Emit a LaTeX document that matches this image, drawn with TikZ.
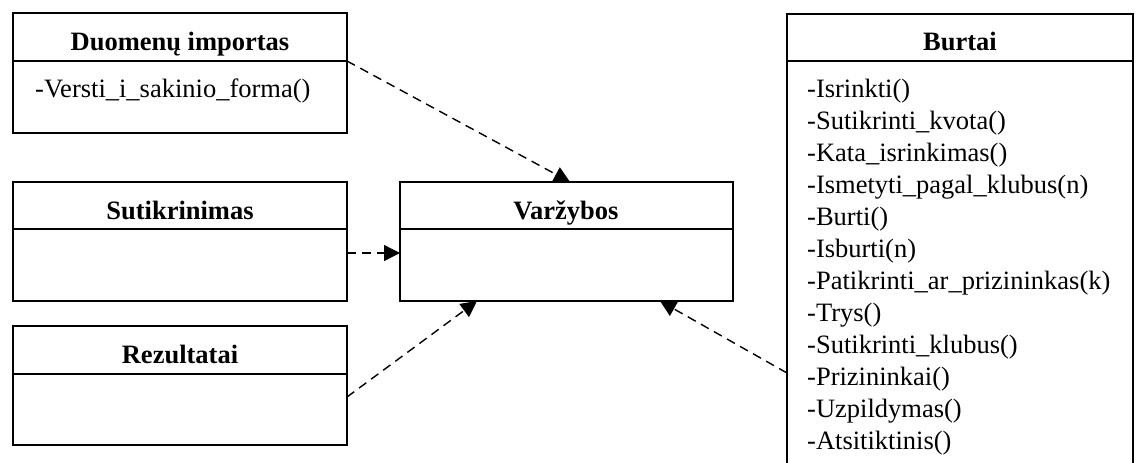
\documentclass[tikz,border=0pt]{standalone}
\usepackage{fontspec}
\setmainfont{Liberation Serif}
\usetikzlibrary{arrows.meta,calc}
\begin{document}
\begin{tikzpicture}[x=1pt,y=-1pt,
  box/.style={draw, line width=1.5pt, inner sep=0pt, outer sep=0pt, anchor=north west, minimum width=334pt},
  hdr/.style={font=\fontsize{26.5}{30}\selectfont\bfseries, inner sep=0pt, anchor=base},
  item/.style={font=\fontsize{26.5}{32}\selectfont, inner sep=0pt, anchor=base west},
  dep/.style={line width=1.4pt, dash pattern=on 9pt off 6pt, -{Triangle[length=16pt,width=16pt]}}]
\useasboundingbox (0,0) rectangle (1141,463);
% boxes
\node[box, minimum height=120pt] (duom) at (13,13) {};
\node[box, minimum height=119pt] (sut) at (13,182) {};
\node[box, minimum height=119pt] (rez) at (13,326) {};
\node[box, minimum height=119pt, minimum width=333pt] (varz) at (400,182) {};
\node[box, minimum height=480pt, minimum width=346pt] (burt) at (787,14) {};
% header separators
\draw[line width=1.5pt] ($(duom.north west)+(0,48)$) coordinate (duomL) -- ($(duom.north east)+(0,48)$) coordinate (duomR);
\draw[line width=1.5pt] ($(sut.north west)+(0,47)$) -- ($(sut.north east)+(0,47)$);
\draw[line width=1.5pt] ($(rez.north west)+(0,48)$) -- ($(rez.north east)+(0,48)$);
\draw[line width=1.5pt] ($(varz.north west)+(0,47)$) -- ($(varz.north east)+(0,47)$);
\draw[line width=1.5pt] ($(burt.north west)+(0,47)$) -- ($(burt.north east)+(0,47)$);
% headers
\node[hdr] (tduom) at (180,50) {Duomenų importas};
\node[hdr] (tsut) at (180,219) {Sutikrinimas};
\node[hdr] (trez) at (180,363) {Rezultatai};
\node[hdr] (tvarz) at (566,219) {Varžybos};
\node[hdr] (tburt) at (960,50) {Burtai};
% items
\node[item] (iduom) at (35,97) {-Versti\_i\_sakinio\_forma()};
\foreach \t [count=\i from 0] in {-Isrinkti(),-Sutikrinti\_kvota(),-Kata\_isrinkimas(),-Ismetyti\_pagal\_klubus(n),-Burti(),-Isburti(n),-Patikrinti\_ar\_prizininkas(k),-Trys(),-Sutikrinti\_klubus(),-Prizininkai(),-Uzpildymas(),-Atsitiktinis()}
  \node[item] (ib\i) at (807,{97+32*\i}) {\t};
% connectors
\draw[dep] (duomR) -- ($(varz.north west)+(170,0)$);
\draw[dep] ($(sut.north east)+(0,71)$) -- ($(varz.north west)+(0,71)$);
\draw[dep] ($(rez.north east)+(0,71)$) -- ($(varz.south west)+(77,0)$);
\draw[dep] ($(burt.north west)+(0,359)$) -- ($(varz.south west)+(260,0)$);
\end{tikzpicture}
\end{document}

————

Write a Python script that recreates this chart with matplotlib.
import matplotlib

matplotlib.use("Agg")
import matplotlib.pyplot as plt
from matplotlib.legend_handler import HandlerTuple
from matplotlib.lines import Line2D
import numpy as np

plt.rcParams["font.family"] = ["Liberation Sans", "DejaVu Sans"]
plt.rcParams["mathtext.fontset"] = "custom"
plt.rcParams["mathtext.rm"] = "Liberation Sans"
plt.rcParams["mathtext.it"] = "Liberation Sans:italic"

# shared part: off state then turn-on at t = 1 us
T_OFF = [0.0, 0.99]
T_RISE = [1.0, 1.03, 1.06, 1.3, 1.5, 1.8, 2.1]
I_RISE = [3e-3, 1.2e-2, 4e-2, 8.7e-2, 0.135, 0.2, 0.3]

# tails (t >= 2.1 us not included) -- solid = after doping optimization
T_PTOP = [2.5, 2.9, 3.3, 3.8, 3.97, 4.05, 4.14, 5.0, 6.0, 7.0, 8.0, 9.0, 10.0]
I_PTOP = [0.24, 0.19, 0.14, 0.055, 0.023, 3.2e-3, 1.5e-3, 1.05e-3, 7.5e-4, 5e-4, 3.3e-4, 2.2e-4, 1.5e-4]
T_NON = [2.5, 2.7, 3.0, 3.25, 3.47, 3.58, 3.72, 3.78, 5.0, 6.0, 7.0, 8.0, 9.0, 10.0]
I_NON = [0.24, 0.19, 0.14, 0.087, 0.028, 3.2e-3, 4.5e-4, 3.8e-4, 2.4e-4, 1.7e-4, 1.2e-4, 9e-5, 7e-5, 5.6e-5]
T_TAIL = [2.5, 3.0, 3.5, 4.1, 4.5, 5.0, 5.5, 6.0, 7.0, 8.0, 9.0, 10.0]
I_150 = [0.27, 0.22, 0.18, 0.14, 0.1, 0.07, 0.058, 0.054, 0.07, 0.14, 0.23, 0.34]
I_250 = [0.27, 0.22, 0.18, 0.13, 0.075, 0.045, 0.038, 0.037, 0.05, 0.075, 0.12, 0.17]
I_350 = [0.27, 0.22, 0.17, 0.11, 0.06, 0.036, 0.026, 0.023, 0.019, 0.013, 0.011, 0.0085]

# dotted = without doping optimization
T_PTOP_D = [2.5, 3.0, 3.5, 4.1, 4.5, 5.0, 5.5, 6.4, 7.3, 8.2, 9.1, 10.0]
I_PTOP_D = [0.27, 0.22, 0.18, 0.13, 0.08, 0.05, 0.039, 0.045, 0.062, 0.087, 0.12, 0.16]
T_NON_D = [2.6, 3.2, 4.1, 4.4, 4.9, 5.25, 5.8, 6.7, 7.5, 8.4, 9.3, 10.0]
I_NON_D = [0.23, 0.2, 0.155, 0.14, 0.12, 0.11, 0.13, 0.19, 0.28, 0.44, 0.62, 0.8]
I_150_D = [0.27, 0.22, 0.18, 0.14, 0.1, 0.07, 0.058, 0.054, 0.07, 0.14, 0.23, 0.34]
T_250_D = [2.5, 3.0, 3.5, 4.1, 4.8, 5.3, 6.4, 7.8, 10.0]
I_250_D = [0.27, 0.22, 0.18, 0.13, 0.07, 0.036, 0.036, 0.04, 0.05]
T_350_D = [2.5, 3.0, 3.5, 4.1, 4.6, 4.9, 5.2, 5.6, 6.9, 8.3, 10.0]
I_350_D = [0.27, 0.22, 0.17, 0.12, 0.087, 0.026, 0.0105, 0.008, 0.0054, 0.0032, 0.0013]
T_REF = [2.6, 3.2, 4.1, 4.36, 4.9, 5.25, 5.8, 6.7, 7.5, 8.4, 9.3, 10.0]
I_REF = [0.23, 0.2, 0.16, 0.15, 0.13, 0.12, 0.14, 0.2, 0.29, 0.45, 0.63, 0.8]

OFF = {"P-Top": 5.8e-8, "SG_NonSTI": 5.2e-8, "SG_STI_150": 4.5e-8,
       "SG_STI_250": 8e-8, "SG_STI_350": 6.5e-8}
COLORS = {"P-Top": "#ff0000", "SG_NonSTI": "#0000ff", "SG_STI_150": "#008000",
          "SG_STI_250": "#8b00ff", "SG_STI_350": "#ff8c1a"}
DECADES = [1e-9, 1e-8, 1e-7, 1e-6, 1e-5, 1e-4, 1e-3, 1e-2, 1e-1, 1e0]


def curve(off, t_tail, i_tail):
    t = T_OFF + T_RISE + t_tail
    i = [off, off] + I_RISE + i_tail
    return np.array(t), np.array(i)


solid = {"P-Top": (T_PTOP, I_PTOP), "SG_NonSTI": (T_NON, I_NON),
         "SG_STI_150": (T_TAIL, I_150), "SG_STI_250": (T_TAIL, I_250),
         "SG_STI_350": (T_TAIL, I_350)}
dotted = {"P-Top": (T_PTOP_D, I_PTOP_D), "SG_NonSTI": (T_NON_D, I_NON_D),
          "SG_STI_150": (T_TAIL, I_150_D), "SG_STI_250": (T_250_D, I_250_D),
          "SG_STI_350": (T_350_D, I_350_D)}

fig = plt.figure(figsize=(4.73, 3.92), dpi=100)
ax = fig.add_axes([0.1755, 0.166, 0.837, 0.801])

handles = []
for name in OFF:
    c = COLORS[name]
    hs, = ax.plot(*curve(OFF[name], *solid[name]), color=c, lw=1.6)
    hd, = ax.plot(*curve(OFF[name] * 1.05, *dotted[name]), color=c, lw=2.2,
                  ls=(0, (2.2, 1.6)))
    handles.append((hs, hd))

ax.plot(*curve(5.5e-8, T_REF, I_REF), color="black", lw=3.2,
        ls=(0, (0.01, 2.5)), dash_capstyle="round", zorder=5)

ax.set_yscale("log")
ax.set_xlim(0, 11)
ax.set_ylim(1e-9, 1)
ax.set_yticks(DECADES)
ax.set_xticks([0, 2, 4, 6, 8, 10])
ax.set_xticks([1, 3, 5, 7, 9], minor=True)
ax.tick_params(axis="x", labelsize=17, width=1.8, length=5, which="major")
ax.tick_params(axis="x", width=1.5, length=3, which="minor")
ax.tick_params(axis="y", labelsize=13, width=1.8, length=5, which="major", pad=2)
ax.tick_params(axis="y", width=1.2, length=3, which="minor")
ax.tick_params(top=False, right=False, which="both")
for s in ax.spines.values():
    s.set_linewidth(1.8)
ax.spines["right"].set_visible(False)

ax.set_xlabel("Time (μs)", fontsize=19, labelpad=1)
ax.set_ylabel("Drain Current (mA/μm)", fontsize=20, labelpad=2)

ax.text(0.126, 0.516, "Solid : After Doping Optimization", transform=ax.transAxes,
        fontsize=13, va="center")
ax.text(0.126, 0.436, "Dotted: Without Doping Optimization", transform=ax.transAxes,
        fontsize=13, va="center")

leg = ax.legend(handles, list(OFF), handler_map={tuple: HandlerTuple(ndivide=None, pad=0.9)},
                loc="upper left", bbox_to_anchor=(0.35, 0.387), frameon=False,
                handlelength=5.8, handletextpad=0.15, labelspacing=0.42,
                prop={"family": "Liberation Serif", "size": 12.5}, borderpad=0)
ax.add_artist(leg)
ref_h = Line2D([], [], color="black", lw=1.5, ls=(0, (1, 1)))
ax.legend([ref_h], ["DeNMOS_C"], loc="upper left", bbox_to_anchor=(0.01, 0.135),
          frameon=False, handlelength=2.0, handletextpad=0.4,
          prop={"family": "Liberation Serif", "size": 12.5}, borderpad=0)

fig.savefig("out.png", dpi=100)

————

## Exercise description
Both the line with "Write a Python" and the line with "import numpy as np" belong in the extract, along with every line between them; set down those lines exactly and only.

## Answer below
Write a Python script that recreates this chart with matplotlib.
import matplotlib

matplotlib.use("Agg")
import matplotlib.pyplot as plt
from matplotlib.legend_handler import HandlerTuple
from matplotlib.lines import Line2D
import numpy as np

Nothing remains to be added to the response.